September 22, 2013


You cannot serve both God and mammon. – Luke 16: 13

   A certain preacher was distracted by a man who fell asleep during his sermon every Sunday, so he decided to do something about it. True to form, the man fell fast asleep. Whereupon the preacher said quietly, “Everyone who wants to go to heaven please stand up.” Everyone except the sleeping man stood up. When they sat down, the preacher shouted at the top of his voice, “Everyone who wants to go to hell stand up!” This startled the dozing man. Still half asleep, he jumped up, looked around to see what was going on, then said to the preacher, “I don’t know what we’re voting for, but it looks like you & I are the only ones in favor of it.”

   The word “mammon” in today’s Gospel can be more inclusive than the word “money.” It can be construed to refer to anything less than God that we put at the center of our life. Here, Jesus is “raising our consciousness” in a fairly direct manner. Not content with a parable, He states boldly what should be obvious: “No servant can serve two masters.” I say “should be” because it is an uncomfortable truth we don’t like to face. We are geniuses at trying to have our cake & eat it too. We don’t like being told that the emperor has no clothes, & our egos make us emperors in our own mind.

   We have to make a choice. Life does not permit us to get by without one. Just as we cannot stand with one foot on a skiff & the other on the dock, just as sure as gravity is a force we dare not ignore, even so must we choose between God & mammon.

   I’m not just talking about materialism here, because in a certain sense Christianity is the most materialistic of all religions, thanks to the incarnation. Our faith teaches us a reverence for all matter as a gift from God. Ecology, respect for life, & stewardship are all forms of godly materialism. But there is a secular materialism that teaches us that God has nothing to do with the flesh, nothing to do with how we live & move & have our being. It is a reverence of matter for its own sake.

   The problem with worshipping mammon is that it makes us impotent through a love of cheap things. It defines life so shallowly that it is no deeper than a bank account, or a sense of achievement in the work place. It tries to convince us that honor, love, obedience & friends are not a part of the plastic age. We must lose the spark in our eyes. We are commanded to live without imagination or vision, specifically the vision of God.

   We hear a multitude of so-called “radical” solutions to the problems of racism, drug abuse, poverty, the plight of the elderly, & pollution (to name only a few). However, “radical” means root, getting down to the root of the problem. But because we worship mammon, they all turn out to be superficial, roots that stay on the surface & wither up & solve nothing. The only radical solution to avarice & exploitation is the very one that near-sighted social-engineers try to hide: a vision of God!
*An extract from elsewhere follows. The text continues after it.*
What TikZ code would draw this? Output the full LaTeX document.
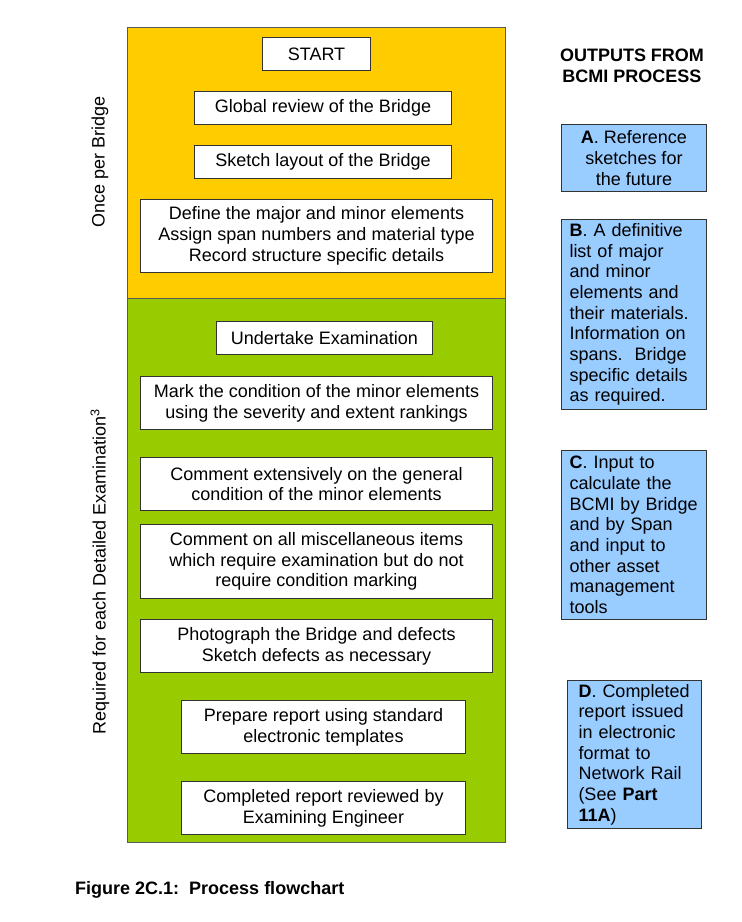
\documentclass[tikz,border=0pt]{standalone}
\usepackage{fontspec}
\setmainfont{Liberation Sans}
\definecolor{orangebg}{HTML}{FFCC00}
\definecolor{greenbg}{HTML}{99CC00}
\definecolor{bluebg}{HTML}{99CCFF}
\begin{document}
\begin{tikzpicture}[x=1pt,y=-1pt,
  font=\fontsize{18}{20.7}\selectfont,
  flowbox/.style={draw=black!80, fill=white, line width=1pt, inner sep=0pt, align=center, anchor=north west},
  outbox/.style={draw=black!80, fill=bluebg, line width=1pt, inner ysep=0pt, anchor=north west},
  sidelabel/.style={rotate=90, inner sep=0pt}]
\useasboundingbox[fill=white] (0,0) rectangle (742,922);
% panels
\fill[orangebg] (127,27) rectangle (505,298);
\fill[greenbg] (127,298) rectangle (505,842);
\draw[black!65, line width=1pt] (127,27) rectangle (505,842);
\draw[black!65, line width=1pt] (127,298) -- (505,298);
% flow boxes
\node[flowbox, minimum width=108pt, minimum height=33pt] (start) at (262,37) {START};
\node[flowbox, minimum width=257pt, minimum height=33pt] (global) at (194,91) {Global review of the Bridge};
\node[flowbox, minimum width=257pt, minimum height=33pt] (sketch) at (194,145) {Sketch layout of the Bridge};
\node[flowbox, minimum width=352pt, minimum height=73pt] (define) at (140,199) {Define the major and minor elements\\Assign span numbers and material type\\Record structure specific details};
\node[flowbox, minimum width=216pt, minimum height=33pt] (undertake) at (216,321) {Undertake Examination};
\node[flowbox, minimum width=352pt, minimum height=53pt] (mark) at (140,376) {Mark the condition of the minor elements\\using the severity and extent rankings};
\node[flowbox, minimum width=352pt, minimum height=53pt] (comment) at (140,457) {Comment extensively on the general\\condition of the minor elements};
\node[flowbox, minimum width=352pt, minimum height=74pt] (misc) at (140,524) {Comment on all miscellaneous items\\which require examination but do not\\require condition marking};
\node[flowbox, minimum width=352pt, minimum height=53pt] (photo) at (140,619) {Photograph the Bridge and defects\\Sketch defects as necessary};
\node[flowbox, minimum width=284pt, minimum height=53pt] (prepare) at (181,700) {Prepare report using standard\\electronic templates};
\node[flowbox, minimum width=284pt, minimum height=53pt] (reviewed) at (181,781) {Completed report reviewed by\\Examining Engineer};
% side labels
\node[sidelabel] (once) at (100,162) {Once per Bridge};
\node[sidelabel] (required) at (100,572) {Required for each Detailed Examination\textsuperscript{3}};
% outputs
\node[font=\fontsize{18}{20.7}\selectfont\bfseries, align=center] (title) at (632,66) {OUTPUTS FROM\\BCMI PROCESS};
\node[outbox, inner xsep=0pt, minimum width=145pt, minimum height=67pt, align=center] (outA) at (561,124) {\textbf{A}. Reference\\sketches for\\the future};
\node[outbox, inner xsep=8pt, text width=129pt, minimum height=190pt, align=left] (outB) at (561,219) {\textbf{B}. A definitive\\list of major\\and minor\\elements and\\their materials.\\Information on\\spans.\ \ Bridge\\specific details\\as required.};
\node[outbox, inner xsep=8pt, text width=129pt, minimum height=169pt, align=left] (outC) at (561,450) {\textbf{C}. Input to\\calculate the\\\mbox{BCMI by Bridge}\\and by Span\\and input to\\other asset\\management\\tools};
\node[outbox, inner xsep=11pt, text width=112pt, minimum height=148pt, align=left] (outD) at (567,680) {\textbf{D}. Completed\\report issued\\in electronic\\format to\\Network Rail\\(See \textbf{Part}\\\textbf{11A})};
% caption
\node[anchor=west, inner sep=0pt, font=\fontsize{18}{20.7}\selectfont\bfseries] (caption) at (75,890) {Figure 2C.1:\ \ Process flowchart};
\end{tikzpicture}
\end{document}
   The film “Dead Poets Society” offers a commentary on all this. It points to the fact that ultimately the human spirit cannot be confined to the unimaginative, the banal, & the dead hand of conformity. But it also shows us that mammon is indeed a wrathful deity. Those who refuse to fall down & worship him can expect to be crushed. This is why Jesus couldn’t be tolerated. There is a sense in which it was mammon that put Jesus on the cross, , but Jesus tricked him & showed him up for what he is: a lazy, stuffed, blind God that in the end devours his worshippers.

   Our Lord does not command us to be poor, but to have a vision of ourselves that transcends what we own or control, to possess & not to be possessed. The rich young man was asked to give up all that he owned, not because he was rich, but because he couldn’t imagine life without being rich. Money had made him impotent – incapable of action. What makes the distinction between God & mammon is not poverty or wealth, but the purpose behind them. Does poverty strip a person of his or her self-esteem? Then it is bad. Does it free him from himself? Then it is good. Does wealth enslave a person so that he cannot move without his portfolio? Then it is bad. Does it free him to use it to help others without an eye on tax deductions? Then it is good. What Jesus really offers is freedom. Mammon only drags us down.  AMEN!